* start Input records *

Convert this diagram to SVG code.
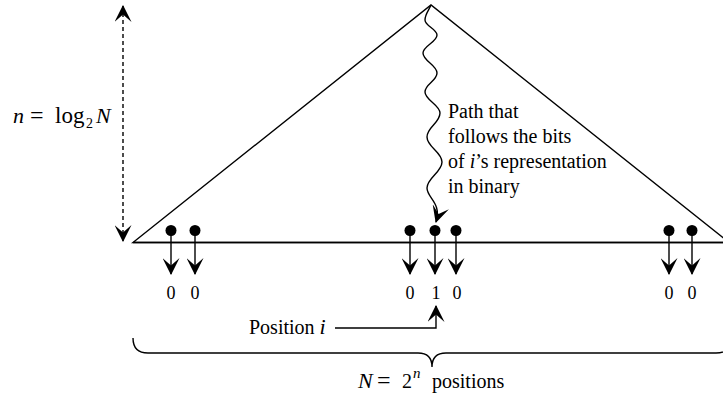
<svg xmlns="http://www.w3.org/2000/svg" width="723" height="398" viewBox="0 0 723 398">
<style>
.ln{fill:none;stroke:#000;stroke-width:1.4}
.t{font-family:'Liberation Serif','Times New Roman','DejaVu Serif',serif;font-size:20px;fill:#000}
.d{font-family:'Liberation Serif','Times New Roman','DejaVu Serif',serif;font-size:18px;fill:#000;text-anchor:middle}
.it{font-style:italic}
.dot{fill:#000}
</style>
<defs>
<marker id="ah" viewBox="0 0 16 16" refX="15" refY="8" markerWidth="17" markerHeight="17" markerUnits="userSpaceOnUse" orient="auto-start-reverse">
<path d="M0,0 L16,8 L0,16 L7,8 z" fill="#000"/>
</marker>
</defs>
<rect width="723" height="398" fill="#fff"/>
<g id="tree">
<path class="ln" d="M133,242.5 L431,5 L729,242.5 Z"/>
</g>
<g id="height-label">
<text class="t" y="123"><tspan class="it" x="13" font-size="22">n</tspan><tspan x="30" font-size="24">=</tspan><tspan x="55" font-size="23">log</tspan><tspan x="86" y="128" font-size="14">2</tspan><tspan class="it" x="96" y="123" font-size="22">N</tspan></text>
</g>
<g id="path-label">
<text class="t" x="448" y="118">Path that</text>
<text class="t" x="448" y="143">follows the bits</text>
<text class="t" x="448" y="168">of <tspan class="it">i</tspan>’s representation</text>
<text class="t" x="448" y="193">in binary</text>
</g>
<g id="leaf-0"><circle class="dot" cx="171" cy="230.5" r="5.5"/><text class="d" x="171" y="299">0</text></g>
<g id="leaf-1"><circle class="dot" cx="195" cy="230.5" r="5.5"/><text class="d" x="195" y="299">0</text></g>
<g id="leaf-2"><circle class="dot" cx="410" cy="230.5" r="5.5"/><text class="d" x="410" y="299">0</text></g>
<g id="leaf-i"><circle class="dot" cx="435" cy="230.5" r="5.5"/><text class="d" x="436" y="299">1</text></g>
<g id="leaf-3"><circle class="dot" cx="456" cy="230.5" r="5.5"/><text class="d" x="457" y="299">0</text></g>
<g id="leaf-4"><circle class="dot" cx="669" cy="230.5" r="5.5"/><text class="d" x="669" y="299">0</text></g>
<g id="leaf-5"><circle class="dot" cx="692" cy="230.5" r="5.5"/><text class="d" x="692" y="299">0</text></g>
<g id="position-label">
<text class="t" x="249" y="334">Position <tspan class="it" font-size="22">i</tspan></text>
</g>
<g id="brace">
<path class="ln" d="M133,338 Q133,353 148,353 L418,353 Q432,353 432,367 Q432,353 446,353 L716,353 Q731,353 731,338"/>
</g>
<g id="count-label">
<text class="t" y="388"><tspan class="it" x="358" font-size="22">N</tspan><tspan x="377" font-size="24">=</tspan><tspan x="402">2</tspan><tspan class="it" x="413" y="378" font-size="15">n</tspan><tspan x="432" y="388">positions</tspan></text>
</g>
<g id="connectors">
<line class="ln" x1="123" y1="6" x2="123" y2="241" stroke-dasharray="4,3" marker-start="url(#ah)" marker-end="url(#ah)"/>
<path class="ln" d="M431,5 C429,10 425,14 425,20 C425,26 437,29 437,35 C437,42 423,46 423,53 C423,61 437,65 437,73 C437,81 425,84 425,92 C425,100 440,105 440,113 C440,123 427,127 427,137 C427,147 442,152 442,162 C442,172 427,178 427,188 C427,198 442,203 436,222" marker-end="url(#ah)"/>
<line class="ln" x1="133" y1="242.5" x2="729" y2="242.5"/>
<line class="ln" x1="171" y1="230" x2="171" y2="274" marker-end="url(#ah)"/>
<line class="ln" x1="195" y1="230" x2="195" y2="274" marker-end="url(#ah)"/>
<line class="ln" x1="410" y1="230" x2="410" y2="274" marker-end="url(#ah)"/>
<line class="ln" x1="435" y1="230" x2="435" y2="274" marker-end="url(#ah)"/>
<line class="ln" x1="456" y1="230" x2="456" y2="274" marker-end="url(#ah)"/>
<line class="ln" x1="669" y1="230" x2="669" y2="274" marker-end="url(#ah)"/>
<line class="ln" x1="692" y1="230" x2="692" y2="274" marker-end="url(#ah)"/>
<path class="ln" d="M335,328 H436 V306" marker-end="url(#ah)"/>
</g>
</svg>
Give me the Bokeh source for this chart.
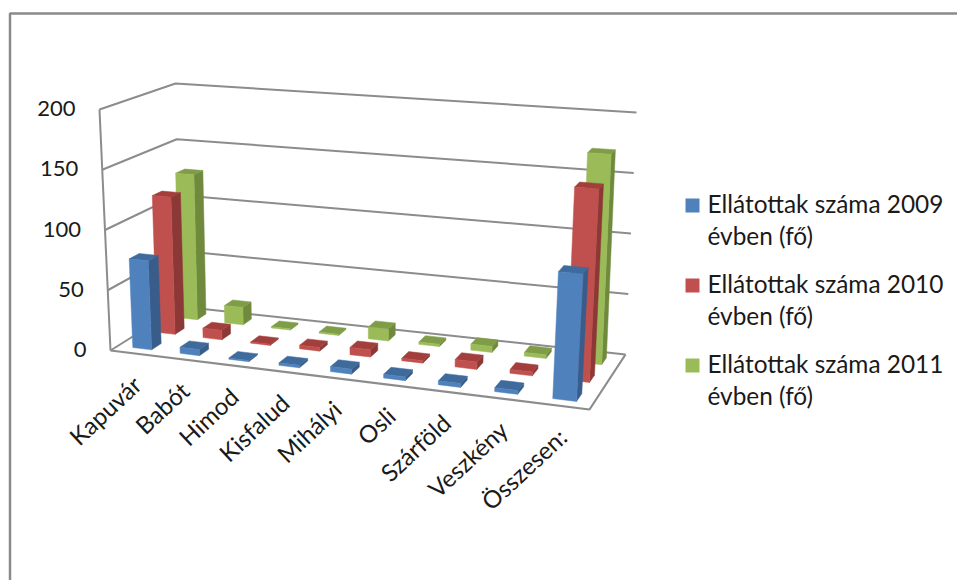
import numpy as np
from bokeh.plotting import figure
from bokeh.models import Range1d
from bokeh.core.properties import value
from bokeh.embed import file_html
from bokeh.resources import INLINE

categories = ["Kapuvár", "Babót", "Himod", "Kisfalud", "Mihályi", "Osli", "Szárföld", "Veszkény", "Összesen:"]
ticks = [0, 50, 100, 150, 200]
y2009 = [74, 5, 1, 2, 4, 3, 3, 3, 98]
y2010 = [117, 8, 1, 3, 6, 2, 6, 3, 153]
y2011 = [127, 15, 1, 1, 10, 2, 5, 3, 171]
legend_lines = [["Ellátottak száma 2009", "évben (fő)"],
                ["Ellátottak száma 2010", "évben (fő)"],
                ["Ellátottak száma 2011", "évben (fő)"]]
front = ["#4F81BD", "#C0504D", "#9BBB59"]
side = ["#385D8A", "#8C3836", "#6F8A3C"]
top = ["#3F6A9C", "#A23F3C", "#7F9C47"]
GRID = "#8C8C8C"
FONT = "Lato"
YMAX = 200.0


def homography(pts):
    src = [(0, 0), (1, 0), (1, 1), (0, 1)]
    A, b = [], []
    for (u, v), (x, y) in zip(src, pts):
        A.append([u, v, 1, 0, 0, 0, -u * x, -v * x]); b.append(x)
        A.append([0, 0, 0, u, v, 1, -u * y, -v * y]); b.append(y)
    h = np.linalg.solve(np.array(A, float), np.array(b, float))
    return np.append(h, 1).reshape(3, 3)


# plot box corners: front-left, front-right, back-right, back-left
H0 = homography([(110, 350), (589, 409), (625, 354), (180, 306)])
H1 = homography([(99, 109), (604, 146), (636, 112), (175, 83)])


def proj(u, v, val):
    q = np.array([u, v, 1.0])
    a = H0 @ q
    b = H1 @ q
    a = a[:2] / a[2]
    b = b[:2] / b[2]
    r = a + (b - a) * (val / YMAX)
    return float(r[0]), float(r[1])


p = figure(width=957, height=580, x_range=Range1d(0, 957), y_range=Range1d(580, 0),
           output_backend="svg", toolbar_location=None, min_border=0, outline_line_color=None)
p.axis.visible = False
p.grid.visible = False

# outer chart frame
p.line([9.5, 9.5, 957], [580, 13, 13], line_color="#8A8A8A", line_width=2.5)

# walls and floor
n = len(categories)
for t in ticks:
    a, b, c = proj(0, 0, t), proj(0, 1, t), proj(1, 1, t)
    p.line([a[0], b[0], c[0]], [a[1], b[1], c[1]], line_color=GRID, line_width=2)
a, b = proj(0, 0, 0), proj(0, 0, YMAX)
p.line([a[0], b[0]], [a[1], b[1]], line_color=GRID, line_width=2)
pts = [proj(0, 0, 0), proj(1, 0, 0), proj(1, 1, 0)]
p.line([q[0] for q in pts], [q[1] for q in pts], line_color=GRID, line_width=2.2)

# bars, back to front
series = [y2009, y2010, y2011]
BW, BD = 0.40, 0.40
xs, ys, cs = [], [], []


def face(points, col):
    xs.append([q[0] for q in points])
    ys.append([q[1] for q in points])
    cs.append(col)


for s in (2, 1, 0):
    v0 = (s + 0.5 - BD / 2) / 3
    v1 = (s + 0.5 + BD / 2) / 3
    for i in range(n):
        u0 = (i + 0.5 - BW / 2) / n + 0.002
        u1 = (i + 0.5 + BW / 2) / n + 0.002
        h = series[s][i]
        face([proj(u1, v0, 0), proj(u1, v1, 0), proj(u1, v1, h), proj(u1, v0, h)], side[s])
        face([proj(u0, v0, h), proj(u1, v0, h), proj(u1, v1, h), proj(u0, v1, h)], top[s])
        face([proj(u0, v0, 0), proj(u1, v0, 0), proj(u1, v0, h), proj(u0, v0, h)], front[s])
p.patches(xs, ys, fill_color=cs, line_color=cs, line_width=0.5)

# value tick labels
tx = [proj(0, 0, t)[0] - 24 for t in ticks]
ty = [proj(0, 0, t)[1] - 1 for t in ticks]
p.text(tx, ty, text=[str(t) for t in ticks], text_align="right", text_baseline="middle",
       text_font=value(FONT), text_font_size="22px", text_color="#1A1A1A")

# category labels
cx = [proj((i + 0.5) / n, 0, 0)[0] + 3 for i in range(n)]
cy = [proj((i + 0.5) / n, 0, 0)[1] + 27 for i in range(n)]
p.text(cx, cy, text=categories, angle=np.radians(43), text_align="right", text_baseline="middle",
       text_font=value(FONT), text_font_size="24px", text_color="#1A1A1A")

# legend
LEG_Y = [205, 285, 365]
LINE = 31.5
p.rect([692] * 3, LEG_Y, width=14, height=14, fill_color=front, line_color=None)
for y0, lines in zip(LEG_Y, legend_lines):
    p.text([707, 707], [y0 - 2, y0 + LINE - 2], text=lines, text_align="left", text_baseline="middle",
           text_font=value(FONT), text_font_size="24.4px", text_color="#1A1A1A")

open("out.html", "w").write(file_html(p, INLINE))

* end Input records *

Work to be completed: Only the lines from the one holding "Give me the Bokeh source for this chart." to the one holding "from bokeh.resources import INLINE" should be returned, both included and exactly as written, with no pictures.

Worked solution:
Give me the Bokeh source for this chart.
import numpy as np
from bokeh.plotting import figure
from bokeh.models import Range1d
from bokeh.core.properties import value
from bokeh.embed import file_html
from bokeh.resources import INLINE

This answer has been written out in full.